In a letter sent to the Federal Communications Commission in late February, AFL-CIO President John Sweeney urged that regulators approve the pending mergers between the four local phone giants.
"In contrast to most mergers which result in significant job loss, the proposed Bell Atlantic-GTE and SBC-Ameritech mergers will lead to the growth of good jobs in the telecommunications industry," Sweeney wrote.
"These two mergers are necessary to ensure that these carriers are able to thrive in the new telecommunications marketplace," Sweeney added. "The alternative will be a reduction of employment standards in the telecommunications industry."
Sweeney's letter added weight to earlier union endorsements from the Communications Workers of America and the International Brotherhood of Electrical Workers, the largest labor groups representing the two companies' employees. Both groups are AFL-CIO affiliates.
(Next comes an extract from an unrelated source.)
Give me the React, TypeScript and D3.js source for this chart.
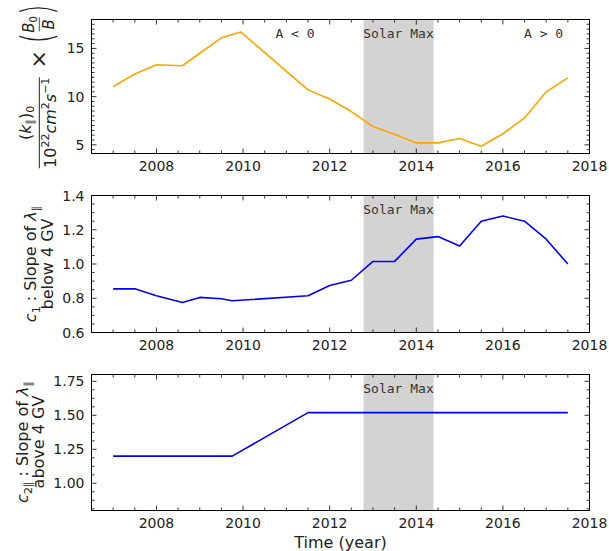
import React from 'react';
import * as d3 from 'd3';

const W = 609;
const H = 551;

// time axis
const xDomain = [2006.5, 2018];
const xLabels = [2008, 2010, 2012, 2014, 2016, 2018];
const solarMax = [2012.78, 2014.4];

// panel 1: (k||)0 x (B0/B)
const years1 = [2007, 2007.5, 2008, 2008.6, 2009, 2009.5, 2009.95, 2011.5, 2012, 2012.5, 2013, 2013.5, 2014, 2014.5, 2015, 2015.5, 2016, 2016.5, 2017, 2017.5];
const kPar = [11.05, 12.35, 13.3, 13.2, 14.5, 16.1, 16.7, 10.7, 9.75, 8.45, 6.9, 6.1, 5.2, 5.2, 5.65, 4.85, 6.15, 7.8, 10.5, 11.95];
const kTicks = [5, 10, 15];

// panel 2: c1
const years2 = [2007, 2007.5, 2008, 2008.6, 2009, 2009.5, 2009.75, 2011.5, 2012, 2012.5, 2013, 2013.5, 2014, 2014.5, 2015, 2015.5, 2016, 2016.5, 2017, 2017.5];
const c1 = [0.855, 0.855, 0.815, 0.775, 0.805, 0.797, 0.785, 0.815, 0.875, 0.905, 1.015, 1.015, 1.145, 1.16, 1.105, 1.25, 1.28, 1.25, 1.145, 1.0];
const c1Ticks = [0.6, 0.8, 1.0, 1.2, 1.4];

// panel 3: c2||
const years3 = [2007, 2009.75, 2011.5, 2017.5];
const c2 = [1.2, 1.2, 1.52, 1.52];
const c2Ticks = [1.0, 1.25, 1.5, 1.75];

const X0 = 91.5, X1 = 589.5;
const x = d3.scaleLinear().domain(xDomain).range([X0, X1]);

const TICK_FONT = 'DejaVu Sans, sans-serif';
const MONO = 'DejaVu Sans Mono, monospace';
const INK = '#222';

const panels = [
  {
    id: 'k', top: 19.5, bottom: 153.5, domain: [4.1, 18], ticks: kTicks, minor: 0.5,
    fmt: (d: number) => d3.format('d')(d), xs: years1, ys: kPar, color: '#FFA500',
    notes: [{ t: 'A < 0', x: 2011.2 }, { t: 'Solar Max', x: 2013.59 }, { t: 'A > 0', x: 2016.94 }],
  },
  {
    id: 'c1', top: 195.5, bottom: 332.5, domain: [0.6, 1.4], ticks: c1Ticks, minor: 0.05,
    fmt: d3.format('.1f'), xs: years2, ys: c1, color: '#0000FF',
    notes: [{ t: 'Solar Max', x: 2013.59 }],
  },
  {
    id: 'c2', top: 374.5, bottom: 510.5, domain: [0.8, 1.8], ticks: c2Ticks, minor: 0.0625,
    fmt: d3.format('.2f'), xs: years3, ys: c2, color: '#0000FF',
    notes: [{ t: 'Solar Max', x: 2013.59 }],
  },
];

function Panel({ p }: { p: any }) {
  const y = d3.scaleLinear().domain(p.domain).range([p.bottom, p.top]);
  const line = d3.line<number>().x((d, i) => x(p.xs[i])).y(d => y(d));
  const xMinor = d3.range(xDomain[0], xDomain[1] + 0.001, 0.5);
  const start = Math.ceil(p.domain[0] / p.minor - 1e-6) * p.minor;
  const yMinor = d3.range(start, p.domain[1] + 1e-6, p.minor);
  const isMajorX = (v: number) => xLabels.some(l => Math.abs(l - v) < 1e-6);
  const isMajorY = (v: number) => p.ticks.some((l: number) => Math.abs(l - v) < 1e-6);
  return (
    <g>
      <rect x={x(solarMax[0])} y={p.top} width={x(solarMax[1]) - x(solarMax[0])} height={p.bottom - p.top} fill="#d3d3d3" />
      <path d={line(p.ys) || ''} fill="none" stroke={p.color} strokeWidth={1.6} strokeLinejoin="round" />
      {p.notes.map((n: any) => (
        <text key={n.t} x={x(n.x)} y={p.top + 18.5} textAnchor="middle" fontFamily={MONO} fontSize={13} fill="#333">{n.t}</text>
      ))}
      <rect x={X0} y={p.top} width={X1 - X0} height={p.bottom - p.top} fill="none" stroke="#000" strokeWidth={1} />
      {xMinor.map(v => {
        const len = isMajorX(v) ? 5 : 3;
        return (
          <g key={'x' + v} stroke="#000" strokeWidth={0.8}>
            <line x1={x(v)} x2={x(v)} y1={p.bottom} y2={p.bottom - len} />
            <line x1={x(v)} x2={x(v)} y1={p.top} y2={p.top + len} />
          </g>
        );
      })}
      {yMinor.map(v => {
        const len = isMajorY(v) ? 5 : 3;
        return (
          <g key={'y' + v} stroke="#000" strokeWidth={0.8}>
            <line x1={X0} x2={X0 + len} y1={y(v)} y2={y(v)} />
            <line x1={X1} x2={X1 - len} y1={y(v)} y2={y(v)} />
          </g>
        );
      })}
      {xLabels.map(v => (
        <text key={'xl' + v} x={x(v)} y={p.bottom + 17.5} textAnchor="middle" fontFamily={TICK_FONT} fontSize={14} fill={INK}>{v}</text>
      ))}
      {p.ticks.map((v: number) => (
        <text key={'yl' + v} x={X0 - 7} y={y(v) + 5} textAnchor="end" fontFamily={TICK_FONT} fontSize={14} fill={INK}>{p.fmt(v)}</text>
      ))}
    </g>
  );
}

function KLabel() {
  // rotated group centred on the fraction bar
  const sub = 11;
  return (
    <g transform="translate(39.3, 86.4) rotate(-90)" fontFamily={TICK_FONT} fill={INK}>
      <line x1={-81.9} x2={9.1} y1={0} y2={0} stroke={INK} strokeWidth={1} />
      <text x={-36.4} y={-8} textAnchor="middle" fontSize={16}>
        (<tspan fontStyle="italic">k</tspan>
        <tspan dy={3} fontSize={sub}>∥</tspan>
        <tspan dy={-3}>)</tspan>
        <tspan dy={3} fontSize={sub}>0</tspan>
      </text>
      <text x={-36.4} y={17} textAnchor="middle" fontSize={16}>
        10<tspan dy={-7} fontSize={sub}>22</tspan>
        <tspan dy={7} fontStyle="italic">cm</tspan>
        <tspan dy={-7} fontSize={sub}>2</tspan>
        <tspan dy={7} fontStyle="italic">s</tspan>
        <tspan dy={-7} fontSize={sub}>−1</tspan>
      </text>
      <text x={27.1} y={7} textAnchor="middle" fontSize={22}>×</text>
      <path d="M 50 -20 Q 43 -1 50 18" fill="none" stroke={INK} strokeWidth={1.2} />
      <path d="M 75 -20 Q 82 -1 75 18" fill="none" stroke={INK} strokeWidth={1.2} />
      <text x={62} y={-5} textAnchor="middle" fontSize={15} fontStyle="italic">
        B<tspan dy={3} fontSize={10} fontStyle="normal">0</tspan>
      </text>
      <line x1={55} x2={69} y1={0} y2={0} stroke={INK} strokeWidth={0.8} />
      <text x={62} y={15} textAnchor="middle" fontSize={15} fontStyle="italic">B</text>
    </g>
  );
}

function SlopeLabel({ cy, x1, x2, sub, line2 }: { cy: number; x1: number; x2: number; sub: string; line2: string }) {
  return (
    <g fontFamily={TICK_FONT} fontSize={16} fill={INK}>
      <text transform={`translate(${x1}, ${cy}) rotate(-90)`} textAnchor="middle">
        <tspan fontStyle="italic">c</tspan>
        <tspan dy={4} fontSize={11}>{sub}</tspan>
        <tspan dy={-4}> : Slope of </tspan>
        <tspan fontStyle="italic">λ</tspan>
        <tspan dy={4} fontSize={11}>∥</tspan>
      </text>
      <text transform={`translate(${x2}, ${cy}) rotate(-90)`} textAnchor="middle">{line2}</text>
    </g>
  );
}

export default function App() {
  return (
    <div style={{ position: 'absolute', left: 0, top: 0 }}>
      <svg width={W} height={H} style={{ display: 'block', background: '#fff' }}>
        {panels.map(p => <Panel key={p.id} p={p} />)}
        <KLabel />
        <SlopeLabel cy={264} x1={35.5} x2={52.5} sub="1" line2="below 4 GV" />
        <SlopeLabel cy={442} x1={27.5} x2={43.5} sub="2∥" line2="above 4 GV" />
        <text x={(X0 + X1) / 2} y={548} textAnchor="middle" fontFamily={TICK_FONT} fontSize={16} fill={INK}>Time (year)</text>
      </svg>
    </div>
  );
}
The support of the unions for the megamergers is somewhat unusual, given labor groups' traditional hostility to corporate consolidation.
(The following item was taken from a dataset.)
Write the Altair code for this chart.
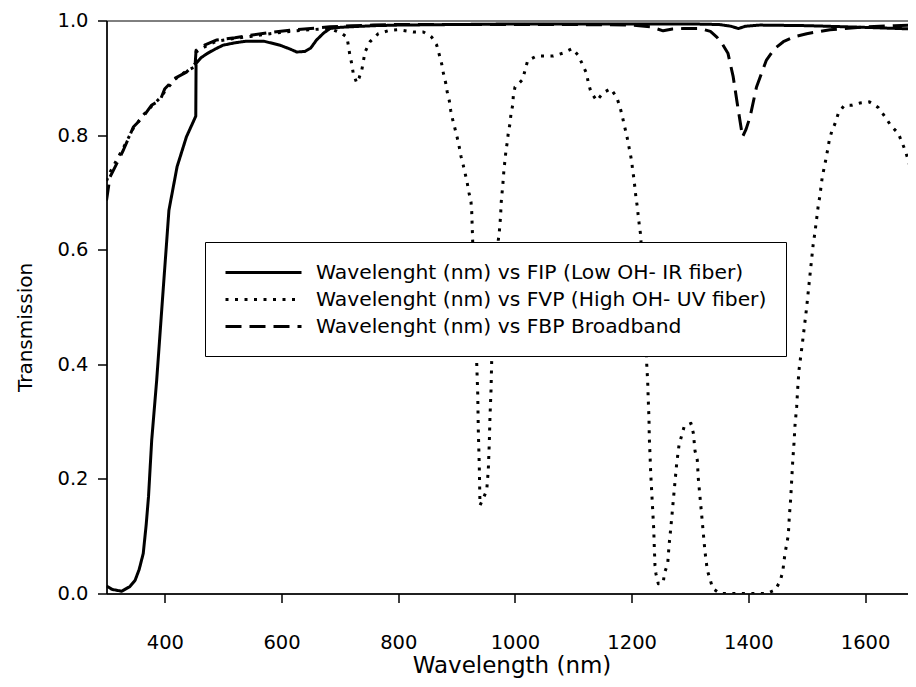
import altair as alt
import pandas as pd

# ---------------- data ----------------
series_labels = [
    "Wavelenght (nm) vs FIP (Low OH- IR fiber)",
    "Wavelenght (nm) vs FVP (High OH- UV fiber)",
    "Wavelenght (nm) vs FBP Broadband",
]

fip_wl = [300, 310, 326, 340, 349, 356, 363, 368, 372, 377.5, 386, 395, 407, 421, 437, 453,
          453.5, 462, 472, 486, 500, 520, 540, 569, 597, 615, 626, 640, 650, 660, 672, 683,
          700, 717, 760, 800, 900, 1000, 1100, 1200, 1300, 1350, 1370, 1383, 1395, 1420,
          1500, 1600, 1687]
fip_t = [0.013, 0.007, 0.004, 0.012, 0.023, 0.042, 0.070, 0.120, 0.169, 0.268, 0.372, 0.500,
         0.669, 0.745, 0.797, 0.833, 0.925, 0.935, 0.942, 0.950, 0.957, 0.961, 0.964, 0.964,
         0.957, 0.950, 0.945, 0.946, 0.952, 0.966, 0.978, 0.986, 0.988, 0.989, 0.991, 0.992,
         0.993, 0.994, 0.994, 0.994, 0.994, 0.993, 0.990, 0.986, 0.990, 0.992, 0.991, 0.988,
         0.985]

fvp_wl = [300, 306, 315, 329, 346, 363, 377, 392, 400, 417, 437, 449, 452, 453.5, 470, 489,
          520, 546, 580, 614, 650, 683, 697, 705, 712, 714.4, 717, 720.2, 723, 728.8, 733,
          737.4, 740.1, 743, 751.6, 765.8, 786, 800, 825.8, 843, 857.3, 865.9, 870.4, 874.5,
          877.2, 881.3, 884, 887.5, 889.9, 893.3, 897.3, 901.2, 904.6, 907.5, 911.5, 914.9,
          918.3, 921.3, 924.7, 925.9, 926.9, 928, 931, 934.4, 936.2, 937.2, 938.9, 940.1,
          945.7, 951.6, 954.3, 956, 957.2, 959, 960.1, 965, 969, 971.5, 973.2, 974.4, 975.6,
          976.1, 977.3, 979, 980, 981.2, 982.9, 984.7, 986.9, 988.6, 991.5, 993.2, 996.1,
          997.2, 1000.1, 1013.3, 1017.2, 1021.8, 1037.3, 1050.3, 1065.7, 1081.8, 1098.3,
          1108.6, 1115.4, 1123, 1125.7, 1130.3, 1140.1, 1151.4, 1164.1, 1174.4, 1180, 1184,
          1187.4, 1191.5, 1194.3, 1197.2, 1200.1, 1201.8, 1204, 1205.8, 1207.5, 1209.7,
          1211.4, 1213.1, 1215.5, 1219, 1222.5, 1225.8, 1227.5, 1228.5, 1229.7, 1230.2,
          1231.5, 1232.7, 1234.4, 1236.1, 1237.8, 1238.8, 1240, 1241.7, 1245.7, 1254.2, 1256,
          1261.8, 1264, 1265.7, 1268.6, 1271.4, 1274.3, 1277.2, 1281.2, 1285.8, 1290.2,
          1301.7, 1305.7, 1308.6, 1312.5, 1314.2, 1317.1, 1320, 1322.8, 1325.7, 1329.6,
          1338.9, 1351.4, 1431.4, 1445.7, 1454.3, 1458.9, 1462.8, 1465.7, 1468.5, 1470.2,
          1472.6, 1474.3, 1476, 1478.2, 1480, 1482.8, 1484.6, 1486.8, 1493, 1500, 1505,
          1508.6, 1511.3, 1514.3, 1516, 1518.2, 1519.9, 1522.8, 1524.5, 1526.7, 1529.7,
          1533.1, 1536, 1538.7, 1542.8, 1548.5, 1554.2, 1564.4, 1577.1, 1591.3, 1607.3,
          1622.7, 1634.2, 1644, 1657, 1668.5, 1674.1, 1682.7, 1687]
fvp_t = [0.720, 0.735, 0.752, 0.778, 0.812, 0.835, 0.850, 0.865, 0.876, 0.897, 0.912, 0.918,
         0.920, 0.945, 0.955, 0.964, 0.969, 0.972, 0.977, 0.981, 0.984, 0.986, 0.980, 0.976,
         0.971, 0.957, 0.940, 0.925, 0.907, 0.891, 0.900, 0.913, 0.928, 0.945, 0.963, 0.977,
         0.983, 0.984, 0.980, 0.980, 0.971, 0.957, 0.940, 0.924, 0.909, 0.891, 0.875, 0.860,
         0.843, 0.827, 0.811, 0.795, 0.779, 0.763, 0.747, 0.732, 0.716, 0.699, 0.683, 0.667,
         0.635, 0.600, 0.500, 0.404, 0.349, 0.285, 0.221, 0.154, 0.166, 0.180, 0.215, 0.262,
         0.308, 0.355, 0.404, 0.500, 0.580, 0.617, 0.631, 0.646, 0.662, 0.678, 0.693, 0.710,
         0.724, 0.740, 0.756, 0.774, 0.788, 0.804, 0.820, 0.837, 0.852, 0.868, 0.884, 0.897,
         0.913, 0.930, 0.938, 0.938, 0.938, 0.943, 0.951, 0.939, 0.924, 0.907, 0.891, 0.875,
         0.860, 0.874, 0.881, 0.866, 0.849, 0.833, 0.817, 0.800, 0.785, 0.770, 0.754, 0.738,
         0.723, 0.706, 0.690, 0.675, 0.658, 0.643, 0.625, 0.550, 0.475, 0.401, 0.369, 0.337,
         0.305, 0.273, 0.241, 0.209, 0.177, 0.145, 0.113, 0.081, 0.049, 0.034, 0.017, 0.019,
         0.035, 0.052, 0.083, 0.100, 0.131, 0.163, 0.195, 0.227, 0.259, 0.276, 0.292, 0.297,
         0.280, 0.249, 0.233, 0.201, 0.169, 0.137, 0.105, 0.073, 0.041, 0.009, 0.000, 0.000,
         0.006, 0.021, 0.038, 0.070, 0.086, 0.102, 0.134, 0.166, 0.198, 0.230, 0.262, 0.294,
         0.326, 0.358, 0.390, 0.440, 0.500, 0.550, 0.585, 0.611, 0.631, 0.646, 0.663, 0.678,
         0.695, 0.710, 0.727, 0.742, 0.759, 0.775, 0.791, 0.806, 0.820, 0.838, 0.852, 0.852,
         0.856, 0.858, 0.848, 0.832, 0.817, 0.803, 0.774, 0.756, 0.724, 0.715]

fbp_wl = [300, 306, 315, 329, 346, 363, 377, 392, 400, 417, 437, 449, 452, 453.5, 470, 489,
          520, 546, 580, 614, 650, 683, 720, 757, 800, 900, 1000, 1100, 1200, 1232, 1254,
          1270, 1288, 1317, 1335, 1346, 1356, 1365, 1374, 1381, 1390, 1396, 1403, 1414, 1431,
          1445, 1460, 1480, 1500, 1540, 1603, 1650, 1687]
fbp_t = [0.686, 0.727, 0.745, 0.774, 0.814, 0.832, 0.852, 0.861, 0.881, 0.899, 0.910, 0.922,
         0.925, 0.948, 0.958, 0.966, 0.970, 0.974, 0.979, 0.983, 0.986, 0.989, 0.991, 0.992,
         0.993, 0.993, 0.993, 0.993, 0.992, 0.989, 0.982, 0.985, 0.986, 0.986, 0.981, 0.971,
         0.958, 0.943, 0.902, 0.855, 0.797, 0.810, 0.832, 0.884, 0.931, 0.951, 0.963, 0.972,
         0.977, 0.984, 0.989, 0.991, 0.992]

x_ticks = [400, 600, 800, 1000, 1200, 1400, 1600]
y_ticks = [0.0, 0.2, 0.4, 0.6, 0.8, 1.0]

# ---------------- table ----------------
rows = []
for lab, wls, ts in zip(series_labels, [fip_wl, fvp_wl, fbp_wl], [fip_t, fvp_t, fbp_t]):
    for w, v in zip(wls, ts):
        rows.append({"series": lab, "wl": w, "t": v})
df = pd.DataFrame(rows)

FONT = "DejaVu Sans"

# legend line symbol: a custom path 76 px long (unit = sqrt(size)/2 = 10 px)
LEGEND_LINE = "M-1,0H6.6"

chart = alt.Chart(df).mark_line(
    color="black", strokeWidth=3, clip=True, strokeCap="butt", strokeJoin="round"
).encode(
    x=alt.X(
        "wl:Q",
        scale=alt.Scale(domain=[300, 1673.6], nice=False, zero=False),
        axis=alt.Axis(
            values=x_ticks, format="d", title="Wavelength (nm)",
            labelFont=FONT, labelFontSize=19.5, labelColor="black",
            labelBaseline="alphabetic", labelPadding=46,
            titleFont=FONT, titleFontSize=23, titleFontWeight="normal", titleColor="black",
            titleX=405, titleY=79, titleBaseline="alphabetic", titleAlign="center",
            tickSize=9, tickWidth=1.5, tickColor="black",
            domainColor="black", domainWidth=1.5, grid=False,
        ),
    ),
    y=alt.Y(
        "t:Q",
        scale=alt.Scale(domain=[0, 1], nice=False, zero=False),
        axis=alt.Axis(
            values=y_ticks, format=".1f", title="Transmission",
            labelFont=FONT, labelFontSize=19.5, labelColor="black", labelPadding=9.5,
            titleFont=FONT, titleFontSize=20, titleFontWeight="normal", titleColor="black",
            titleX=-81.5, titleY=306.5, titleBaseline="middle", titleAlign="center",
            titleAngle=270,
            tickSize=9, tickWidth=1.5, tickColor="black",
            domainColor="black", domainWidth=1.5, grid=False,
        ),
    ),
    strokeDash=alt.StrokeDash(
        "series:N",
        scale=alt.Scale(domain=series_labels, range=[[1, 0], [3, 6.5], [16, 8]]),
        legend=alt.Legend(
            orient="none", legendX=98.5, legendY=221.5, title=None,
            fillColor="white", strokeColor="black", padding=19,
            symbolType=LEGEND_LINE, symbolSize=400, symbolStrokeWidth=3,
            symbolStrokeColor="black", symbolFillColor="transparent",
            labelFont=FONT, labelFontSize=20.3, labelColor="black",
            labelOffset=69, labelLimit=1000, rowPadding=5,
        ),
    ),
).properties(
    width=801.5,
    height=573,
    autosize=alt.AutoSizeParams(type="none"),
    padding={"left": 98.5, "top": 12.5, "right": 0, "bottom": 84},
).configure_view(
    stroke="black", strokeWidth=1
)

chart.save("out.html", embed_options={"renderer": "svg", "actions": False})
But the two local phone mergers differ from most business marriages, the labor groups note. The companies have promised to expand their coverage areas and services, which will create a net growth in jobs, they say.
The companies have made this argument repeatedly at hearings in front of the FCC and state commissions, where policy makers have occasionally asked for more than just promises, but proof. After several weeks of negotiations, SBC and Ameritech last week struck an agreement with Ohio state policymakers and consumer groups to keep jobs in that state at pre-merger levels.
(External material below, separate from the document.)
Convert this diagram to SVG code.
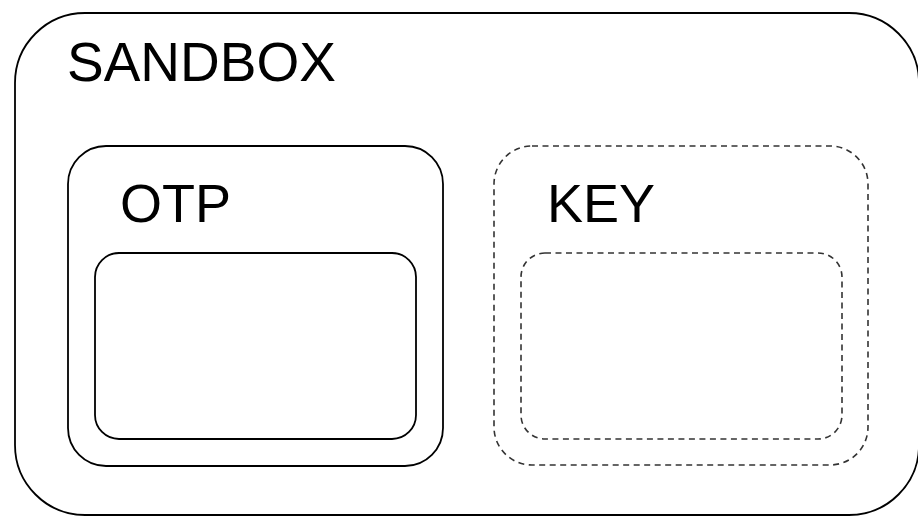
<svg xmlns="http://www.w3.org/2000/svg" width="918" height="516" viewBox="0 0 918 516">
<style>
.solid{fill:none;stroke:#000;stroke-width:1.8}
.dash{fill:none;stroke:#333;stroke-width:1.6;stroke-dasharray:6 4.5}
.lbl{font-family:"Liberation Sans",Arial,sans-serif;font-size:54px;fill:#000}
</style>
<rect x="0" y="0" width="918" height="516" fill="#fff"/>
<g id="sandbox">
<rect class="solid" x="15" y="13" width="904" height="502" rx="70" ry="70"/>
<text class="lbl" x="67" y="81" style="font-size:55px">SANDBOX</text>
</g>
<g id="otp">
<rect class="solid" x="68" y="146" width="375" height="320" rx="38" ry="38"/>
<text class="lbl" x="120" y="222">OTP</text>
</g>
<g id="otp-inner">
<rect class="solid" x="95" y="253" width="321" height="186" rx="24" ry="24"/>
</g>
<g id="key">
<rect class="dash" x="494" y="146" width="374" height="319" rx="38" ry="38"/>
<text class="lbl" x="547" y="222">KEY</text>
</g>
<g id="key-inner">
<rect class="dash" x="521" y="253" width="321" height="186" rx="24" ry="24"/>
</g>
<g id="connectors"></g>
</svg>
Sweeney cited employees' experience with the SBC-Pacific Telesis and Bell Atlantic-Nynex mergers as partial reason for the unions' support.
"In both cases, there has been a significant job creation since the merger closed," he said.
Union workers in California said credit for the new jobs shouldn't be given fully to SBC, however.
"We have seen an increase in the number of jobs, and in the number of positions," said Louie Rocha, president of a Silicon Valley-based chapter of the CWA. But he said this was more the result of Pacific Telesis's previous downsizing, and a boom in the state's economy after the merger closed, than to SBC's pro-union policies.
"We were caught shorthanded," Rocha said. "They had no choice but to hire."
Both SBC and Bell Atlantic have much better relationships with the unions than do national companies like MCI WorldCom and Sprint, Sweeney said.
The mergers are still being reviewed by state and federal regulators. Regulatory staff in Virginia today released a proposed set of conditions for the Bell Atlantic-GTE merger, while the Ohio Public Utilities commission is slated to vote on their staffers' negotiated agreement soon.
The FCC has said it would likely rule on the mergers before mid-year.